TASK TO COMPLETE :: For each line in the data below that holds "with", return a copy.

DATA LISTING ::
========================================================================

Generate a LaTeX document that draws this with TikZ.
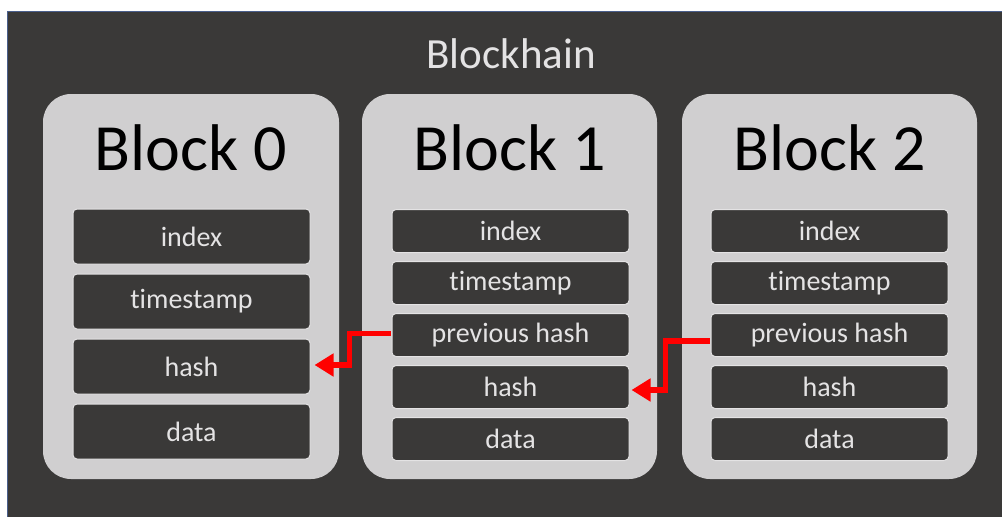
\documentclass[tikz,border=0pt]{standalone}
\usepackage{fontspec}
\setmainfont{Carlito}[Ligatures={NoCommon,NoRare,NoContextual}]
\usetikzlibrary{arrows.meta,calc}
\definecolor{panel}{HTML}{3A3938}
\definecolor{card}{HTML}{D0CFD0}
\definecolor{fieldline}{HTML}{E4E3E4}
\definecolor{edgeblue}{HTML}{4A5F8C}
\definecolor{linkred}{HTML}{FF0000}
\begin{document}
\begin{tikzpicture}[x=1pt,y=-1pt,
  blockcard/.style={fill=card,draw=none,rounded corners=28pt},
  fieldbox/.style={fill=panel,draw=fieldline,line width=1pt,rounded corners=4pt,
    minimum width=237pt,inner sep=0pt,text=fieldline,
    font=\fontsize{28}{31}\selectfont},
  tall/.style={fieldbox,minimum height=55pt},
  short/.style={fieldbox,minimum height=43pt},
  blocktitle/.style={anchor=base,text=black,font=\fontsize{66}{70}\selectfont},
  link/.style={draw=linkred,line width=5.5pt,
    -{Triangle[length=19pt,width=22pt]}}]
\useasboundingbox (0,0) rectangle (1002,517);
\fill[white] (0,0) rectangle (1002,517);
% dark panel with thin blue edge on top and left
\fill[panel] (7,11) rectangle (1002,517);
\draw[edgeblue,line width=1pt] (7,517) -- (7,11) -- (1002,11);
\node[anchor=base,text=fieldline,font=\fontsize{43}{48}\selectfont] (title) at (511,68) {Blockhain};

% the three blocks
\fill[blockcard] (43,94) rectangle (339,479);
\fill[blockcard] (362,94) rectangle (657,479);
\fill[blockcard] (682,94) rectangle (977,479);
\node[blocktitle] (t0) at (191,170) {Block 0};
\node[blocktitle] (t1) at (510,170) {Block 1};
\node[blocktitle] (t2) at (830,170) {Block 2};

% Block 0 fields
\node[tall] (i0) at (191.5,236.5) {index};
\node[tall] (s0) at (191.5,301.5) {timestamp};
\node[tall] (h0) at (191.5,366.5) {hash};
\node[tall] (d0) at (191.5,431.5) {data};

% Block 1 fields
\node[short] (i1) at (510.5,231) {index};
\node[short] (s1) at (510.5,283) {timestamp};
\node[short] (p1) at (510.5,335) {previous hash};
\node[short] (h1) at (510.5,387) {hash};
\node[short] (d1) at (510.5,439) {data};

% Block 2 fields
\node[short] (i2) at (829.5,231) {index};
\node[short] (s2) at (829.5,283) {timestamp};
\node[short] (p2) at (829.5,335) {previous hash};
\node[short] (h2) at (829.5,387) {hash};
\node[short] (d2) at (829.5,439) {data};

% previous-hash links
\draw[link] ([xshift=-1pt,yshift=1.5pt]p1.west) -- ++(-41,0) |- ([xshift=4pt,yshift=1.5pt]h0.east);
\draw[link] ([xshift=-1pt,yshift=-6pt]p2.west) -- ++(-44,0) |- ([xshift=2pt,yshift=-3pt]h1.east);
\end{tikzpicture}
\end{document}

========================================================================

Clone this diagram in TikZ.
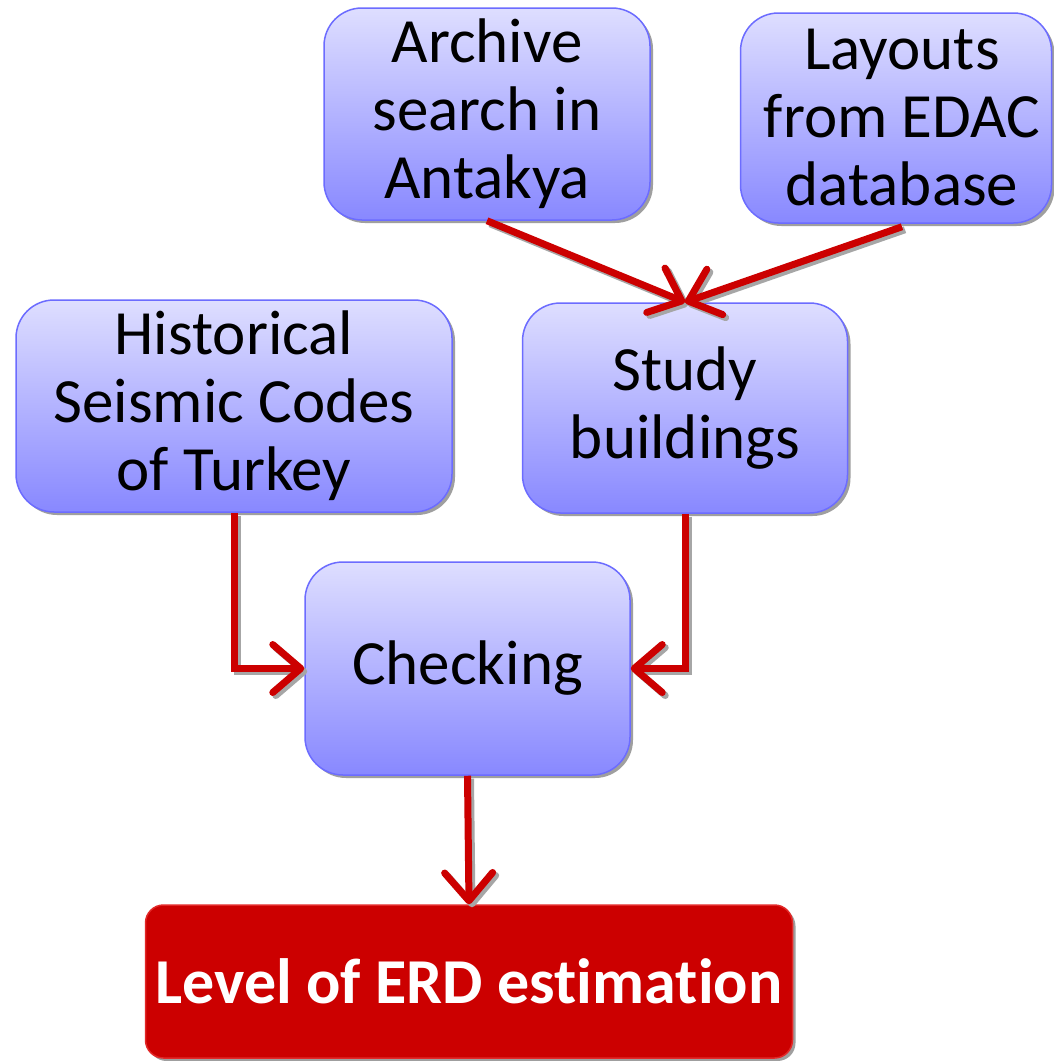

========================================================================

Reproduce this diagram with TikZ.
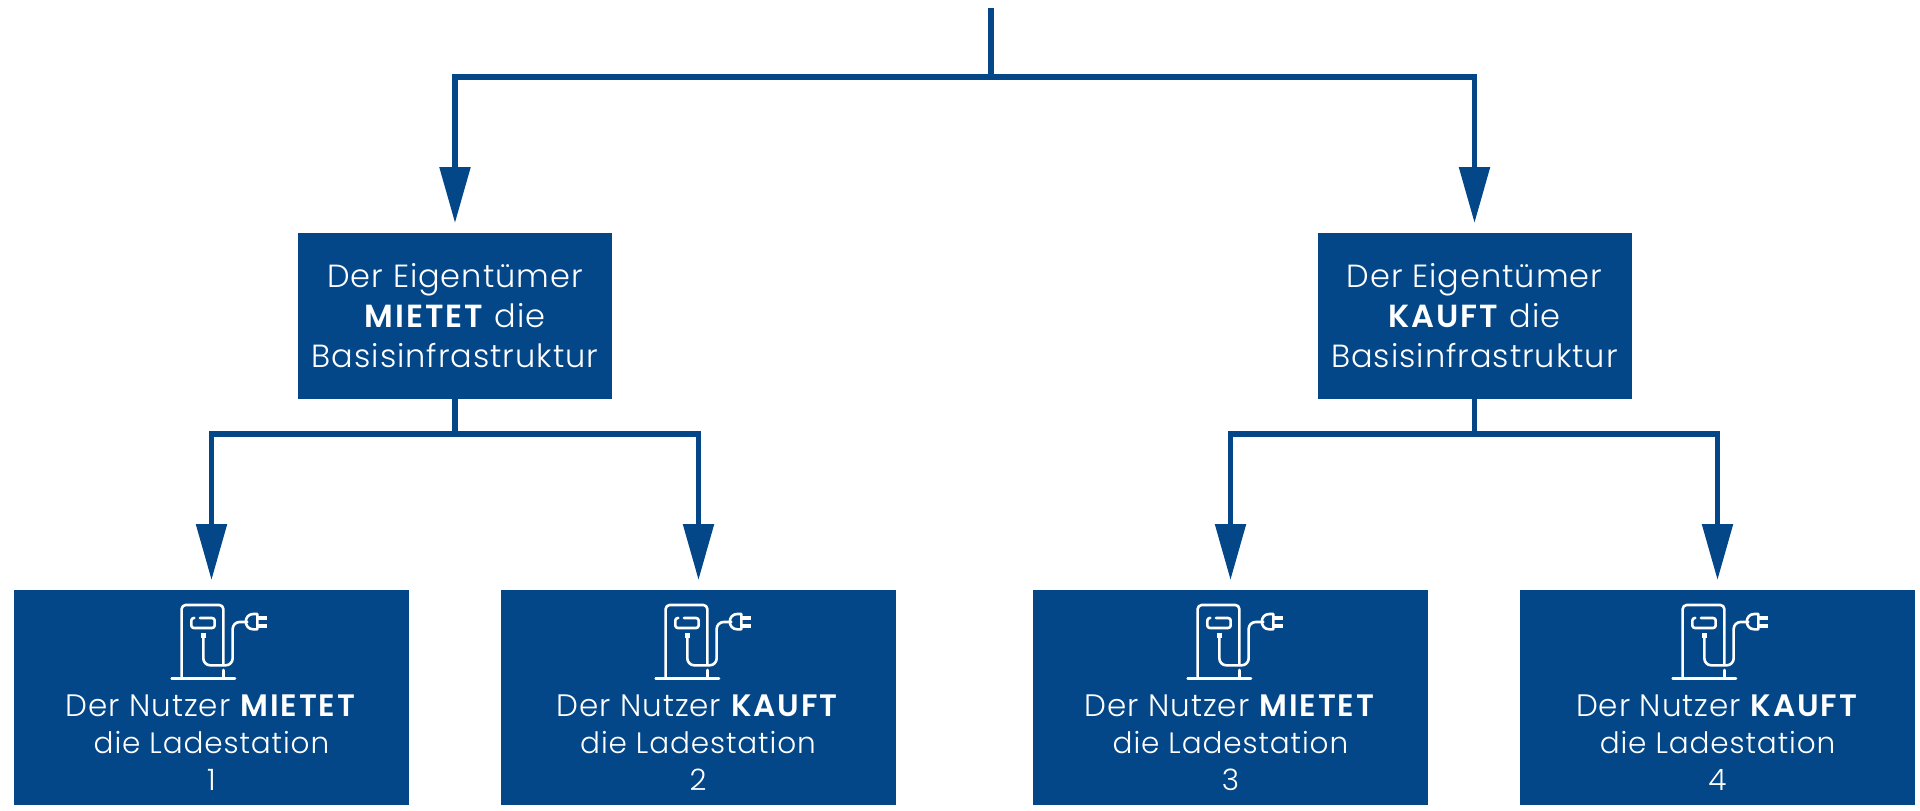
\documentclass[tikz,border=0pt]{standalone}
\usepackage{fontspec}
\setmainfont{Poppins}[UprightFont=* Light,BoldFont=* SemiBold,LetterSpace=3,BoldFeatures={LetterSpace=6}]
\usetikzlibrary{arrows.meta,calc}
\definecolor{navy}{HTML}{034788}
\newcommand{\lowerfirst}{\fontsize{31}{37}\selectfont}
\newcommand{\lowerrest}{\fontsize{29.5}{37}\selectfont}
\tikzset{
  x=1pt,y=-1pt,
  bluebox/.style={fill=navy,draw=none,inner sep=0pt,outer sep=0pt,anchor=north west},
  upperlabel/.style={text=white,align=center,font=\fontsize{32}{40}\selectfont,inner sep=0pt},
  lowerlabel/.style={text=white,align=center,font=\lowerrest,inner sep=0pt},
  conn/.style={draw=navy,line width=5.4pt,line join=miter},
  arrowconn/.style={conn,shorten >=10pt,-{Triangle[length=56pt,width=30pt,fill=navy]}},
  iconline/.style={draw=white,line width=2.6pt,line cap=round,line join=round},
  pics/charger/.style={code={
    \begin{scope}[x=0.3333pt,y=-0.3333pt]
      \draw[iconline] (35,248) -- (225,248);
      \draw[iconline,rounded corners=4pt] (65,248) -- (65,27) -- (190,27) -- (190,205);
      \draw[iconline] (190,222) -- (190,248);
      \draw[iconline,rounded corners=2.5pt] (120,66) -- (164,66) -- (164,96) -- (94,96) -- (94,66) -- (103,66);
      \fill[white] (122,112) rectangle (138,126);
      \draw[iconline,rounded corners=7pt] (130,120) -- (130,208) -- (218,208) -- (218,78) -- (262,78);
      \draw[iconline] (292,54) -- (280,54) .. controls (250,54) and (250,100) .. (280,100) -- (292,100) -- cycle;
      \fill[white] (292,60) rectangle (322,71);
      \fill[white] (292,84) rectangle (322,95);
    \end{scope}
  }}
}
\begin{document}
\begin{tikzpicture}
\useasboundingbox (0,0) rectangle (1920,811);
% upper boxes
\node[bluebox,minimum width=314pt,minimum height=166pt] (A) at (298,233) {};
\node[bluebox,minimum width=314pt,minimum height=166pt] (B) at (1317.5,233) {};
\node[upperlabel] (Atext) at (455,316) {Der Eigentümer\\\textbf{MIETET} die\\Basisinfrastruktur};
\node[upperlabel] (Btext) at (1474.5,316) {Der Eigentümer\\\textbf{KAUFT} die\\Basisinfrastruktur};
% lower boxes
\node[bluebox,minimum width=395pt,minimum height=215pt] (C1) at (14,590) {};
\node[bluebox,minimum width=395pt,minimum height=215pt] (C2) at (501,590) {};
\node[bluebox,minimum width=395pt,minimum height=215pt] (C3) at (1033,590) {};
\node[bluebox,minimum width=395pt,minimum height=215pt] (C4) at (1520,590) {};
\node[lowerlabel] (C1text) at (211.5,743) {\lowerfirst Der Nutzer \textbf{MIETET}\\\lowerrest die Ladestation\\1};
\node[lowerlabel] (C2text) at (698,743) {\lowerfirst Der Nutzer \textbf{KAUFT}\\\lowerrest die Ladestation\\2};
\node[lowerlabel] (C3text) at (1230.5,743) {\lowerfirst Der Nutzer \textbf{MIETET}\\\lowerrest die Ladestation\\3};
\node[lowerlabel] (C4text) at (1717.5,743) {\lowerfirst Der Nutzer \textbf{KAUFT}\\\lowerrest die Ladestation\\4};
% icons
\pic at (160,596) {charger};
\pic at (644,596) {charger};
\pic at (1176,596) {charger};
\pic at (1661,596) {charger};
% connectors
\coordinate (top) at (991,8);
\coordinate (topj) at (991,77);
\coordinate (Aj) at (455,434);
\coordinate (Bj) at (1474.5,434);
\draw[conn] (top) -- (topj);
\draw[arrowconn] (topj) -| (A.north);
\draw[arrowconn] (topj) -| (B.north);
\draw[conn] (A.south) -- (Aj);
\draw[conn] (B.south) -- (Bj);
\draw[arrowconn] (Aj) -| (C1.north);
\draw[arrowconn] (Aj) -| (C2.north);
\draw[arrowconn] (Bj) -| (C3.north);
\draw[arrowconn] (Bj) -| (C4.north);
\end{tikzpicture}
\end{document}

========================================================================

SOLUTION TO THIS TASK ::
Generate a LaTeX document that draws this with TikZ.
% dark panel with thin blue edge on top and left
Reproduce this diagram with TikZ.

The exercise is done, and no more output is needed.